Let $f(z)$ denote a weight $0$ Hecke-Maass form of level $N$ and let $\theta(z)$ denote the Jacobi theta function. Then $y^{1/4} f(z) \overline{\theta(z)}$ transforms as an automorphic form of weight $-\frac{1}{2}$ and level $N'$, with $N' \mid 4N$. Let $g(z)$ be a Maass form of weight $-\frac{1}{2}$ and level $N'$, with the same multiplier system as $y^{1/4} f(z)\overline{\theta(z)}$.
Question: Under what circumstances can we prove that the Petersson inner product $\langle y^{1/4} f \overline{\theta}, g \rangle$ vanishes?
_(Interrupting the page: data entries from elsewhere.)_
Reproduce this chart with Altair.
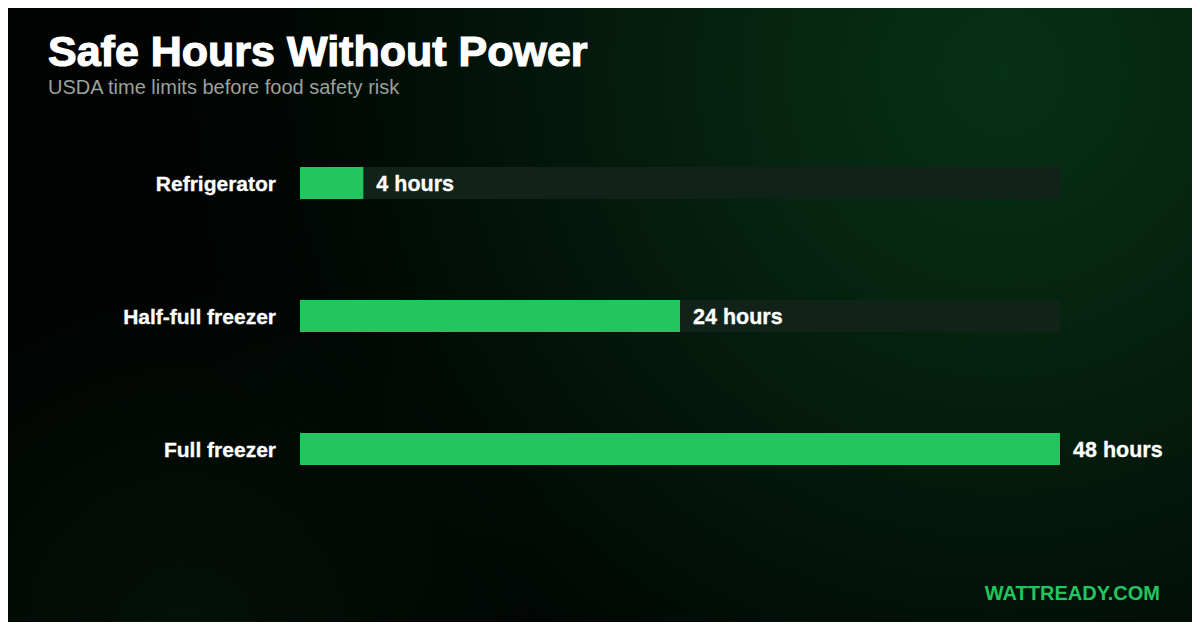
import altair as alt
import pandas as pd

categories = ["Refrigerator", "Half-full freezer", "Full freezer"]
hours = [4, 24, 48]
value_labels = ["4 hours", "24 hours", "48 hours"]
track_max = [48, 48, 48]

title_text = "Safe Hours Without Power"
subtitle_text = "USDA time limits before food safety risk"
brand_text = "WATTREADY.COM"

W, H = 1184, 614

df = pd.DataFrame({"cat": categories, "hours": hours, "label": value_labels, "track": track_max})

xscale = alt.Scale(domain=[0, 48], range=[292, 1052], nice=False, zero=True)
yscale = alt.Scale(domain=categories, range=[108.5, 507.5], paddingInner=0.5, paddingOuter=0.25)

FONT = "Liberation Sans"

glow = alt.Chart(pd.DataFrame({"a": [0]})).mark_rect(
    fill=alt.Gradient(
        gradient="radial",
        x1=0.84, y1=0.295, r1=0,
        x2=0.84, y2=0.295, r2=0.72,
        stops=[
            alt.GradientStop(color="#083017", offset=0),
            alt.GradientStop(color="#062611", offset=0.25),
            alt.GradientStop(color="#03160b", offset=0.55),
            alt.GradientStop(color="#010603", offset=0.85),
            alt.GradientStop(color="#010302", offset=1),
        ],
    )
).encode(x=alt.value(0), x2=alt.value(W), y=alt.value(0), y2=alt.value(H))

glow2 = alt.Chart(pd.DataFrame({"a": [0]})).mark_rect(
    fill=alt.Gradient(
        gradient="radial",
        x1=0.15, y1=0.77, r1=0,
        x2=0.15, y2=0.77, r2=0.3,
        stops=[
            alt.GradientStop(color="rgba(12,60,25,0.25)", offset=0),
            alt.GradientStop(color="rgba(12,60,25,0)", offset=1),
        ],
    )
).encode(x=alt.value(0), x2=alt.value(W), y=alt.value(0), y2=alt.value(H))

base = alt.Chart(df)

track = base.mark_bar(size=32, color="#112319").encode(
    x=alt.X("track:Q", scale=xscale, axis=None),
    x2=alt.datum(0),
    y=alt.Y("cat:N", scale=yscale, axis=None, sort=categories),
)

bars = base.mark_bar(size=32, color="#22c55e").encode(
    x=alt.X("hours:Q", scale=xscale, axis=None),
    y=alt.Y("cat:N", scale=yscale, axis=None, sort=categories),
)

vals = base.mark_text(
    align="left", baseline="middle", dx=13, dy=1.5, fontSize=21.5, fontWeight="bold",
    font=FONT, color="#ffffff", stroke="#ffffff", strokeWidth=0.3,
).encode(
    x=alt.X("hours:Q", scale=xscale, axis=None),
    y=alt.Y("cat:N", scale=yscale, axis=None, sort=categories),
    text="label:N",
)

cats = base.mark_text(
    align="right", baseline="middle", dy=1.5, fontSize=21, fontWeight="bold",
    font=FONT, color="#ffffff", stroke="#ffffff", strokeWidth=0.3,
).encode(
    x=alt.value(268),
    y=alt.Y("cat:N", scale=yscale, axis=None, sort=categories),
    text="cat:N",
)

one = pd.DataFrame({"t": [title_text], "s": [subtitle_text], "b": [brand_text]})

title = alt.Chart(one).mark_text(
    align="left", baseline="alphabetic", fontSize=43, fontWeight="bold",
    font=FONT, color="#ffffff", stroke="#ffffff", strokeWidth=1.2,
).encode(x=alt.value(40), y=alt.value(58), text="t:N")

subtitle = alt.Chart(one).mark_text(
    align="left", baseline="alphabetic", fontSize=20,
    font=FONT, color="#9aa29d",
).encode(x=alt.value(40), y=alt.value(86), text="s:N")

brand = alt.Chart(one).mark_text(
    align="right", baseline="alphabetic", fontSize=20, fontWeight="bold",
    font=FONT, color="#22c55e",
).encode(x=alt.value(1152), y=alt.value(592), text="b:N")

chart = alt.layer(glow, glow2, track, bars, vals, cats, title, subtitle, brand).properties(
    width=W, height=H,
    autosize=alt.AutoSizeParams(type="fit", contains="padding"),
    padding=0,
).configure(background="#010302").configure_view(strokeWidth=0)

chart.save("out.html", embed_options={"renderer": "svg", "actions": False})
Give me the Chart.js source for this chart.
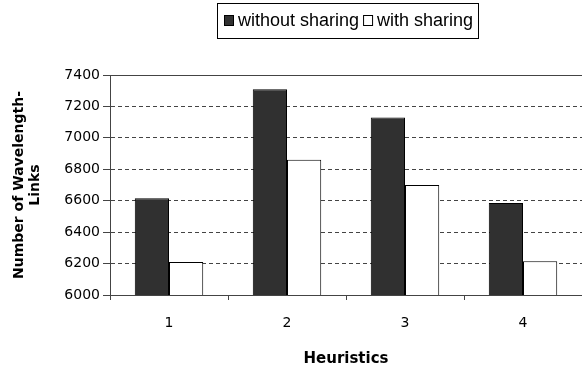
<!DOCTYPE html>
<html>
<head>
<meta charset="utf-8">
<script src="https://cdn.jsdelivr.net/npm/chart.js@4.4.1/dist/chart.umd.min.js"></script>
<style>
  html, body { margin: 0; padding: 0; background: #fff; }
  #chart { display: block; }
</style>
</head>
<body>
<canvas id="chart" width="582" height="366"></canvas>
<script>
// heuristics on the x axis, wavelength-link counts per heuristic
const heuristics = ["1", "2", "3", "4"];
const withoutSharing = [6615, 7310, 7130, 6585];
const withSharing = [6210, 6860, 6700, 6215];
const yMin = 6000;
const yMax = 7400;
const yStep = 200;

// ===== BOXED LEGEND =====
const boxedLegend = {
  id: "boxedLegend",
  afterDraw(chart) {
    const ctx = chart.ctx;
    const box = { left: 217.5, top: 3.5, right: 478.5, bottom: 38.5 };
    ctx.save();
    ctx.strokeStyle = "#000";
    ctx.lineWidth = 1;
    ctx.strokeRect(box.left, box.top, box.right - box.left, box.bottom - box.top);

    ctx.font = "18px 'Liberation Sans', Arial, sans-serif";
    ctx.textBaseline = "middle";
    const midY = 21;
    let x = 224;
    chart.data.datasets.forEach(ds => {
      ctx.fillStyle = ds.backgroundColor;
      ctx.fillRect(x + 0.5, midY - 5.5, 9, 10);
      ctx.strokeStyle = "#000";
      ctx.strokeRect(x + 0.5, midY - 5.5, 9, 10);
      ctx.fillStyle = "#000";
      ctx.fillText(ds.label, x + 14, midY);
      x += 14 + ctx.measureText(ds.label).width + 4;
    });
    ctx.restore();
  }
};

const ctx = document.getElementById("chart").getContext("2d");
new Chart(ctx, {
  type: "bar",
  data: {
    labels: heuristics,
    datasets: [
      {
        label: "without sharing",
        data: withoutSharing,
        backgroundColor: "#303030",
        borderColor: "#000",
        borderWidth: 1
      },
      {
        label: "with sharing",
        data: withSharing,
        backgroundColor: "#ffffff",
        borderColor: "#000",
        borderWidth: 1
      }
    ]
  },
  options: {
    responsive: false,
    animation: false,
    layout: { padding: { top: 75, right: 0, bottom: 0, left: 0 } },
    datasets: {
      bar: { categoryPercentage: 0.58, barPercentage: 1.0 }
    },
    plugins: {
      legend: { display: false },
      tooltip: { enabled: false }
    },
    scales: {
      x: {
        offset: true,
        afterFit: scale => { scale.height = 71; },
        grid: {
          offset: true,
          drawOnChartArea: false,
          drawTicks: true,
          tickLength: 5,
          color: "#444"
        },
        border: { display: true, color: "#444", width: 1 },
        ticks: {
          color: "#000",
          padding: 15,
          font: { family: "'DejaVu Sans', sans-serif", size: 14 }
        },
        title: {
          display: true,
          text: "Heuristics",
          color: "#000",
          padding: { top: 0, bottom: -2 },
          font: { family: "'DejaVu Sans', sans-serif", size: 15, weight: "bold" }
        }
      },
      y: {
        min: yMin,
        max: yMax,
        afterFit: scale => { scale.width = 110; },
        ticks: {
          stepSize: yStep,
          color: "#000",
          padding: 3,
          font: { family: "'DejaVu Sans', sans-serif", size: 14 },
          callback: v => String(v)
        },
        grid: {
          color: "#444",
          tickLength: 7
        },
        border: {
          display: true,
          color: "#444",
          width: 1,
          // top line of the plot is solid, the rest dashed
          dash: c => (c.tick && c.tick.value !== yMax ? [4, 3] : [])
        },
        title: {
          display: true,
          text: ["Number of Wavelength-", "Links"],
          color: "#000",
          padding: { top: 11, bottom: 0 },
          font: { family: "'DejaVu Sans', sans-serif", size: 14, weight: "bold", lineHeight: "16px" }
        }
      }
    }
  },
  plugins: [boxedLegend]
});
</script>
</body>
</html>
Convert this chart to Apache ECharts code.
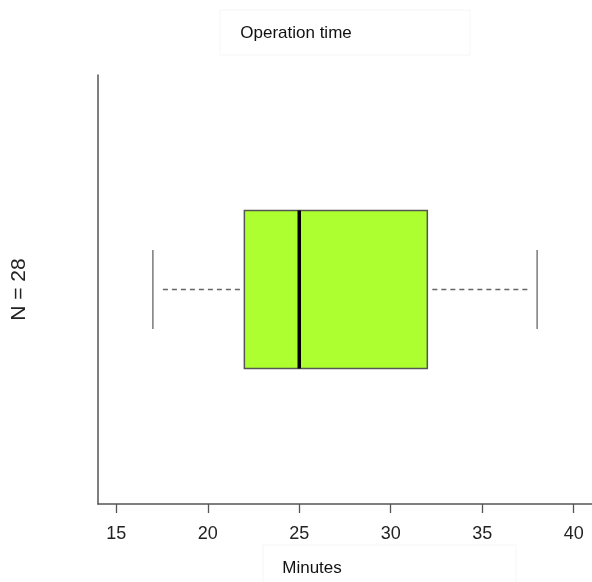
<!DOCTYPE html>
<html lang="en">
<head>
    <meta charset="UTF-8">
    <title>Operation time</title>
    <script src="https://cdn.jsdelivr.net/npm/echarts@6/dist/echarts.min.js"></script>
    <style>
        html, body { margin: 0; padding: 0; background: #fff; }
    </style>
</head>
<body>
<div id="chart_box" style="width: 592px;height: 582px"></div>
<script>
    // five-number summary
    var groups = ['N = 28'];
    var lowWhisker = [17];
    var q1 = [22];
    var median = [25];
    var q3 = [32];
    var highWhisker = [38];
    var tickValues = [15, 20, 25, 30, 35, 40];

    var boxData = [];
    for (var i = 0; i < groups.length; i++) {
        boxData.push([i, lowWhisker[i], q1[i], median[i], q3[i], highWhisker[i]]);
    }

    function renderBox(params, api) {
        var cat = api.value(0);
        var pLow = api.coord([api.value(1), cat]);
        var pQ1 = api.coord([api.value(2), cat]);
        var pMed = api.coord([api.value(3), cat]);
        var pQ3 = api.coord([api.value(4), cat]);
        var pHigh = api.coord([api.value(5), cat]);
        var band = api.size([0, 1])[1];
        var half = band * 0.184;
        var cap = half / 2;
        var y = pMed[1];
        var whisk = { stroke: '#666', lineWidth: 1.3 };
        var dash = { stroke: '#666', lineWidth: 1.3, lineDash: [5, 4] };
        return {
            type: 'group',
            children: [
                { type: 'line', shape: { x1: pLow[0] + 10, y1: y, x2: pQ1[0] - 2, y2: y }, style: dash },
                { type: 'line', shape: { x1: pQ3[0] + 5, y1: y, x2: pHigh[0] - 8, y2: y }, style: dash },
                { type: 'line', shape: { x1: pLow[0], y1: y - cap, x2: pLow[0], y2: y + cap }, style: whisk },
                { type: 'line', shape: { x1: pHigh[0], y1: y - cap, x2: pHigh[0], y2: y + cap }, style: whisk },
                { type: 'rect', shape: { x: pQ1[0], y: y - half, width: pQ3[0] - pQ1[0], height: half * 2 },
                  style: { fill: '#adff2f', stroke: '#555', lineWidth: 1.5 } },
                { type: 'line', shape: { x1: pMed[0], y1: y - half, x2: pMed[0], y2: y + half },
                  style: { stroke: '#000', lineWidth: 3.5 } }
            ]
        };
    }

    var option = {
        backgroundColor: '#fff',
        animation: false,
        textStyle: { fontFamily: 'Liberation Sans, Arial, sans-serif' },
        title: {
            text: 'Operation time',
            left: 'center',
            top: 20,
            textStyle: { fontSize: 17, fontWeight: 'normal', color: '#111' }
        },
        graphic: [
            { type: 'rect', shape: { x: 220, y: 10, width: 250, height: 45 },
              style: { fill: 'none', stroke: '#f6f6f6', lineWidth: 1 }, silent: true },
            { type: 'rect', shape: { x: 263, y: 545, width: 253, height: 40 },
              style: { fill: 'none', stroke: '#f6f6f6', lineWidth: 1 }, silent: true }
        ],
        grid: { left: 98, right: 0, top: 75, bottom: 78 },
        xAxis: {
            type: 'value',
            min: 14,
            max: 41,
            name: 'Minutes',
            nameLocation: 'middle',
            nameGap: 56,
            nameTextStyle: { fontSize: 17, color: '#111', padding: [0, 66, 0, 0] },
            splitLine: { show: false },
            axisLine: { show: true, lineStyle: { color: '#555', width: 1.5 } },
            axisTick: { show: true, length: 9, customValues: tickValues, lineStyle: { color: '#555', width: 1.3 } },
            axisLabel: { customValues: tickValues, fontSize: 18, color: '#222', margin: 21 }
        },
        yAxis: {
            type: 'category',
            data: groups,
            name: groups[0],
            nameLocation: 'middle',
            nameRotate: 90,
            nameGap: 68,
            nameTextStyle: { fontSize: 21, color: '#222' },
            axisLine: { show: true, lineStyle: { color: '#555', width: 1.5 } },
            axisTick: { show: false },
            axisLabel: { show: false },
            splitLine: { show: false }
        },
        series: [{
            type: 'custom',
            renderItem: renderBox,
            encode: { x: [1, 2, 3, 4, 5], y: 0 },
            data: boxData
        }]
    };

    var chart_box = echarts.init(document.getElementById('chart_box'));
    chart_box.setOption(option);
</script>
</body>
</html>
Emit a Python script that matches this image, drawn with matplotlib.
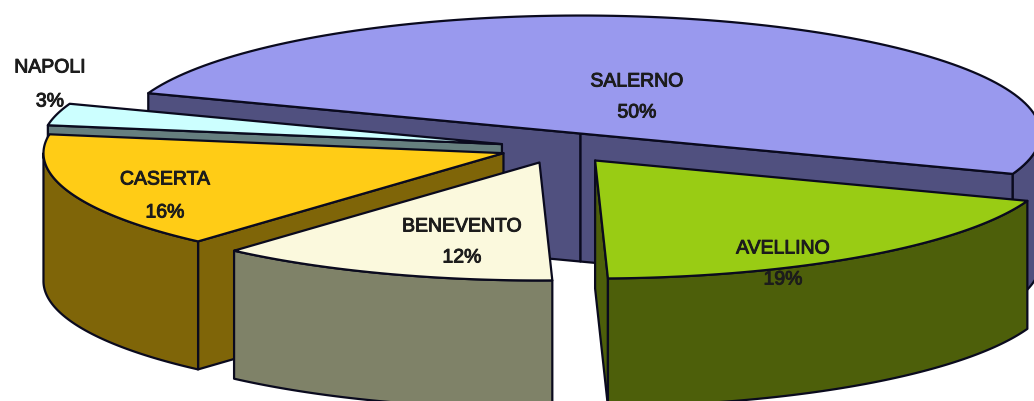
import numpy as np
import matplotlib
matplotlib.use("Agg")
import matplotlib.pyplot as plt
import matplotlib.patheffects as pe
from matplotlib.patches import Polygon

# Province shares, clockwise from the upper left of the pie
provinces = ["SALERNO", "AVELLINO", "BENEVENTO", "CASERTA", "NAPOLI"]
shares = [50, 19, 12, 16, 3]
share_labels = ["50%", "19%", "12%", "16%", "3%"]

top_colors = ["#9999EE", "#99CC14", "#FBF9DD", "#FFCC16", "#CCFFFF"]
side_colors = ["#50507F", "#4D5F0A", "#7F8268", "#7F6508", "#667F7F"]

# Projection of the tilted pie, in pixel units
CX, CY = 560, 148
RX, RY = 460, 118
DEPTH = 128
EXPLODE = 60
START_DEG = 160
EDGE = "#0a0a1e"
LW = 1.6

label_xy = [(637, 82, 113), (783, 249, 280), (462, 227, 258), (165, 180, 213), (50, 68, 102)]
# Back slices first so that nearer ones cover them
paint_order = [0, 4, 3, 2, 1]

fig = plt.figure(figsize=(10.34, 4.01), dpi=100)
ax = fig.add_axes([0, 0, 1, 1])
ax.set_xlim(0, 1034)
ax.set_ylim(401, 0)
ax.axis("off")


def rim(ox, oy, a, b, n=120):
    t = np.radians(np.linspace(a, b, n))
    return np.column_stack([ox + RX * np.cos(t), oy - RY * np.sin(t)])


def add(points, color, z):
    ax.add_patch(Polygon(points, closed=True, facecolor=color, edgecolor=EDGE,
                         linewidth=LW, joinstyle="round", zorder=z))


angles = START_DEG - np.cumsum([0] + shares) * 3.6
for rank, i in enumerate(paint_order):
    hi, lo = angles[i], angles[i + 1]
    mid = np.radians((hi + lo) / 2)
    ox = CX + EXPLODE * np.cos(mid)
    oy = CY - EXPLODE * RY / RX * np.sin(mid)
    apex = np.array([ox, oy])
    drop = np.array([0, DEPTH])
    z = 10 * (rank + 1)

    # Straight cut faces, skipping those that point away from the viewer
    for ang, visible in ((hi, np.cos(np.radians(hi)) < 0), (lo, np.cos(np.radians(lo)) > 0)):
        if visible:
            end = rim(ox, oy, ang, ang, 1)[0]
            add([apex, end, end + drop, apex + drop], side_colors[i], z)

    # Outer wall: only the part of the rim facing the viewer
    a, b = min(hi, 0), max(lo, -180)
    if a > b:
        arc = rim(ox, oy, a, b)
        add(np.vstack([arc, (arc + drop)[::-1]]), side_colors[i], z + 1)

    # Top surface
    add(np.vstack([apex, rim(ox, oy, hi, lo)]), top_colors[i], z + 2)

# Category names and percentages
halo = [pe.withStroke(linewidth=0.7, foreground="#1c1c1c")]
for name, pct, (x, y1, y2) in zip(provinces, share_labels, label_xy):
    for txt, y in ((name, y1), (pct, y2)):
        ax.text(x, y, txt, ha="center", va="center", fontsize=14, color="#1c1c1c",
                family="Liberation Sans", zorder=100, path_effects=halo)

fig.savefig("out.png", dpi=100)
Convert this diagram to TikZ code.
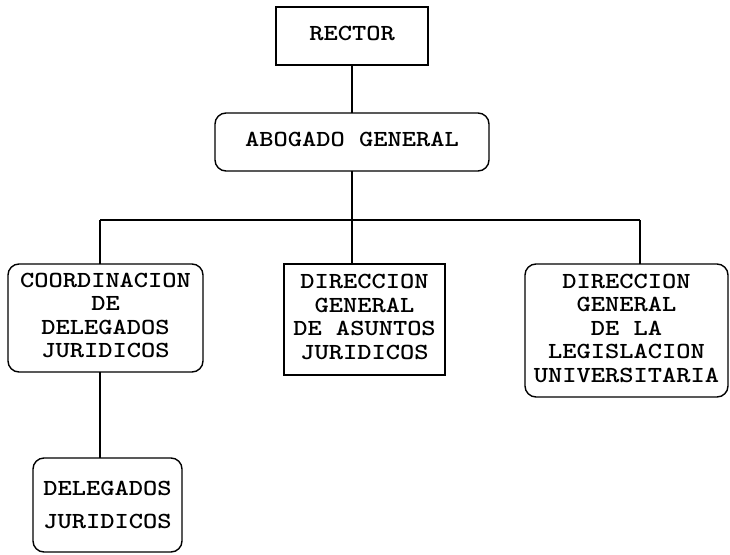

Heuristics: The fucntion $y^{1/4} \theta(z)$ is, up to a constant, the residue at $w=\frac{3}{4}$ of a weight $\frac{1}{2}$ non-holomorphic Eisenstein series $E^{1/2}(z,w)$ on $\Gamma_0(4)$. Thus \begin{align*} \langle y^{\frac{1}{4}} f \overline{\theta}, g \rangle & = c \cdot \mathrm{Res}_{w=\frac{3}{4}} \langle y^{\frac{1}{4}} f \overline{E^{1/2}(z,\overline{w})}, g \rangle \\ & = c \cdot \mathrm{Res}_{w=\frac{3}{4}} \int_0^\infty \int_0^1 y^{w+\frac{1}{4}} f(z) \overline{g(z)} \frac{dxdy}{y^2} \\ & = c \cdot \mathrm{Res}_{w=3/4} \sum_{n \neq 0} \frac{a_f(n) \overline{a_g(n)}}{(4\pi \vert n \vert)^{w-\frac{3}{4}}} \int_0^\infty y^{w-\frac{3}{4}} W_{0 ,it_f}(y) W_{\frac{-n}{4 \vert n \vert}, it_g}(y) \frac{dy}{y}, \end{align*} in which $a_f(n)$ and $a_g(n)$ are the Fourier-Whittaker coefficients of $f$ and $g$.
One may verify directly that the integral is analytic at $w=\frac{3}{4}$. Thus a necessary condition for $\langle y^{1/4} f \overline{\theta}, f \rangle \neq 0$ is that the Dirichlet series \begin{align*} L(s, f \times \overline{g}) := \sum_{n \neq 0} \frac{a_f(n) \overline{a_g(n)}}{\vert n \vert^{s-1}} \end{align*} must have a pole at $s=1$. (The on-average estimates $a_f(n), a_g(n) \approx \vert n \vert^{-1/2}$ imply that $L(s,f \times \overline{g})$ is analytic in $\Re s > 1$.)
Written in this way, it seems very likely that $\langle y^{1/4} f \overline{\theta}, g \rangle$ would vanish in most, if not all, circumstances. If $f$ and $g$ were both of integral weight, this conclusion would follow from Selberg's orthogonality conjecture. Of course, $g$ is half-integral weight, so the situation is less clear.
Note: In my particular case of interest, $f(z)$ is a dihedral Maass form associated to $\mathbb{Q}(\sqrt{2})$. Please feel free to assume this if it adds useful structure to the problem.